The exhibition is the largest of its kind worldwide. It is closed to the general public and reserved for professionals: exhibitors, institutions, government officials, industry professionals, all ranks of members of armed and security forces, and police and emergency units. Access is prohibited for people under the age of 16.

There are two parts of the exhibition: indoor and outdoor. A dynamic live demonstration zone has been created to show the real-life use of several devices such as vehicles, drones, and technical interventions. These demonstrations are organised twice a day and attract about 1,000 visitors.

==History==
The first event was organised in 1967 by the French military procurement agency at Camp Satory with 30 exhibitors. All the editions from Satory I to Satory X were held there.

In 1992 the exhibition became pan-European, taking the name Eurosatory, European Land Defence Exhibition, and moved to the Bourget Exhibition Centre. In 1994, the United States exhibited for the first time, and most participants were from NATO countries. It went fully international in 1996 when manufacturers from the Russian Federation joined the exhibition.

In 2000, Eurosatory was renamed to "International Land and Air Defence Exhibition". From 2002 onward, it was held in the Paris-Nord Villepinte Exhibition Centre.

The 2006 event had 1,083 exhibitors and 48,000 participants, 50% of which were international, according to the official website. According to the same source, 110 official delegations from 71 countries came to the event, including 450 VIPs, and 24 ministers. The 2008 event was one of the most successful in the history of the show, with 117 delegations, 52,500 visitors and 1,210 exhibitors and an exhibition space of 125,000m^{2}. Some delegates then had a dinner at the Louvre museum.

In 2010, emphasis was on operational medicine, UASs, and ground robots. It was attended by 1,327 exhibitors from 54 countries and 53,566 professionals. The 2012 event was dedicated to "Land Defense and Security". It placed an emphasis on cybersecurity by organizing the first forum Cyberdef-Cybersec. There were 1,432 exhibitors and 53,480 visitors.

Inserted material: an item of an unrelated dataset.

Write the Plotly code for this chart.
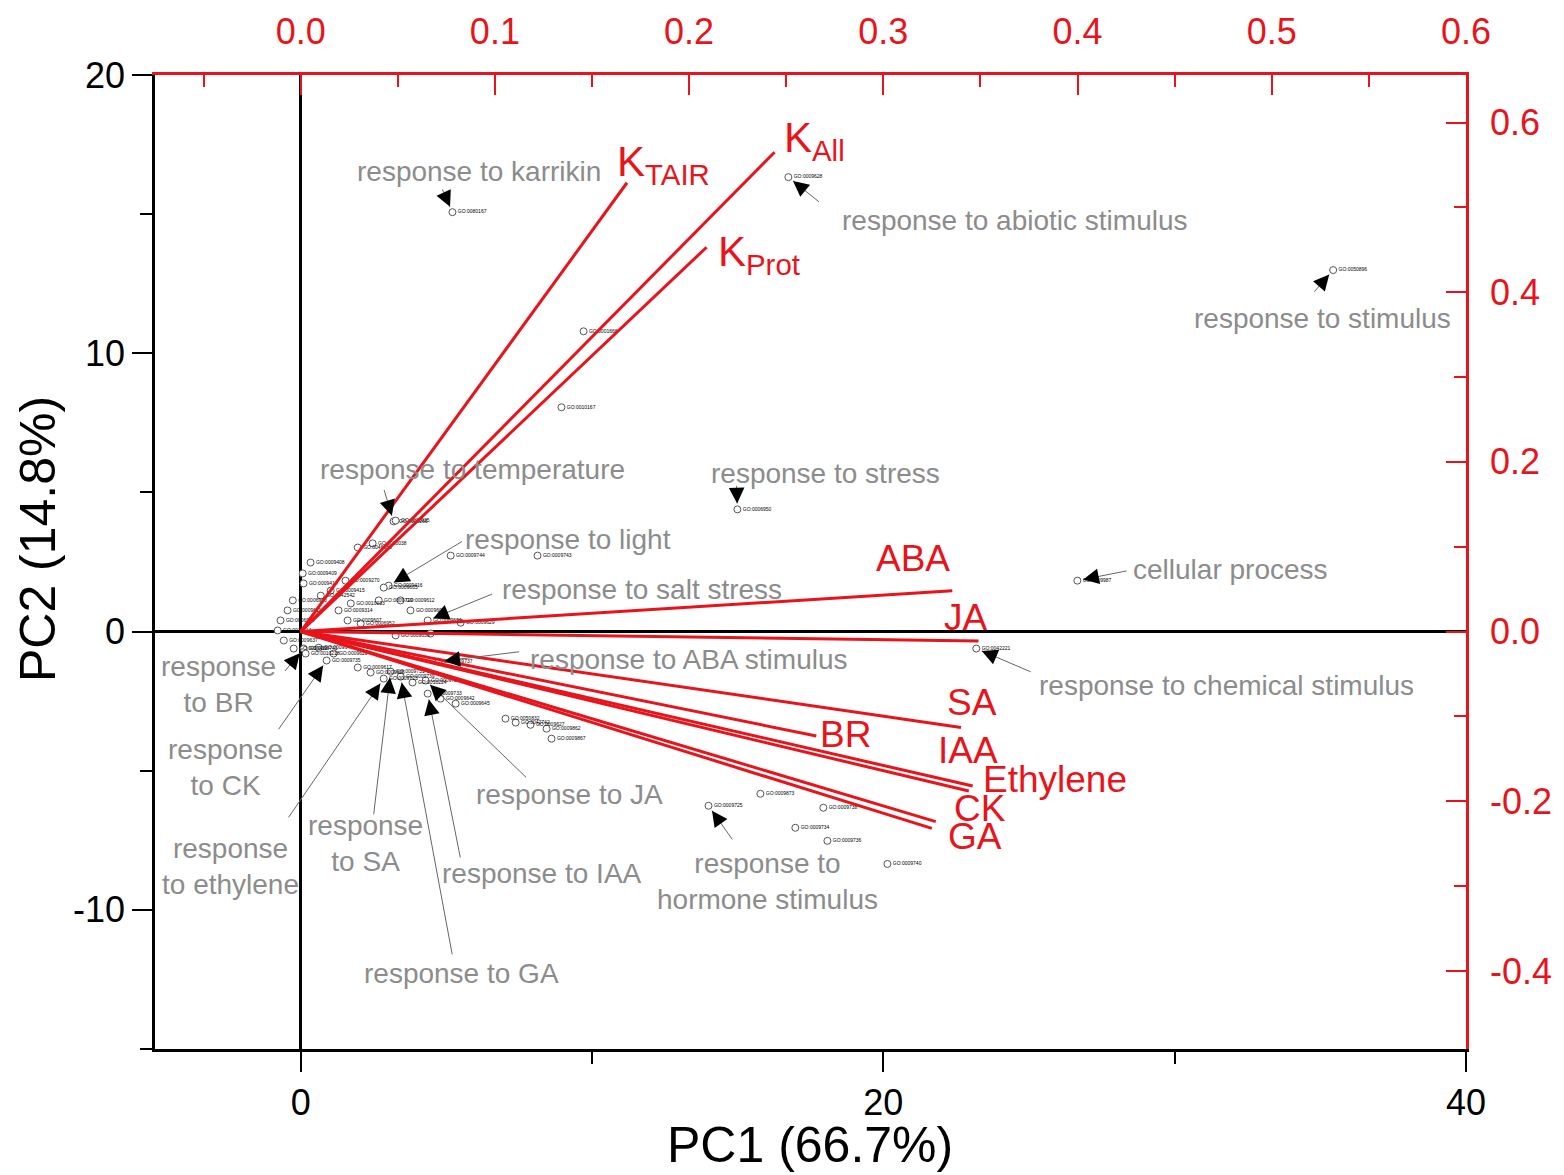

In 2014, the Eurosatory exhibition brought together 1,507 exhibitors from 59 countries, more than 55,700 visitors and 172 official delegations. In 2016, the exhibition hosted 1,571 exhibitors from 57 countries, 65.5% of which were international. There were 57,024 professional visitors from 140 countries, 212 official delegations with 821 delegates, and 723 journalists from all around the world.

In 2018, Eurosatory presented a number of novelties: the opening of a third exhibition hall, the Eurosatory LAB presenting 65 French and foreign start-ups, the presence of institutions in the live demonstrations (GIGN, French Army, Prefecture de Police inter-services, and more), and a career day. The event had 1,802 exhibitors (65% international), 57,056 visitors including 227 official delegations.

After a four-year hiatus due to the COVID-19 health crisis, the 2022 International Exhibition for Land and Air-land Defence and Security took place on June 13–17, 2022. It was one of the most significant in the history of the exhibition, with the background of the Russia's war on Ukraine. 1,743 companies attended the event. There were 250 delegations from 96 countries, senior executives, public and private decision-makers and project leaders. For the first time, Emmanuel Macron, the President of France, inaugurated the show. Exhibitors and attendees from Russia and China were banned.

During the 2024 edition, France banned Israeli defence companies from exhibiting at the arms fair due to the Gaza war. The Jerusalem Post reported that the District Court in France then prohibited "any Israeli citizen or intermediary of an Israeli business" from visiting the exhibit. The Times of Israel said the ban would affect anyone working for or representing Israeli firms. The ban was overturned after Eurosatory 2024 started on June 18, 2024. French-German KMW+Nexter Defense Systems (KNDS) presented prototype of the "Enhanced Main Battle Tank (E-MBT)" of EMBT ADT140. and Leclerc Evolution.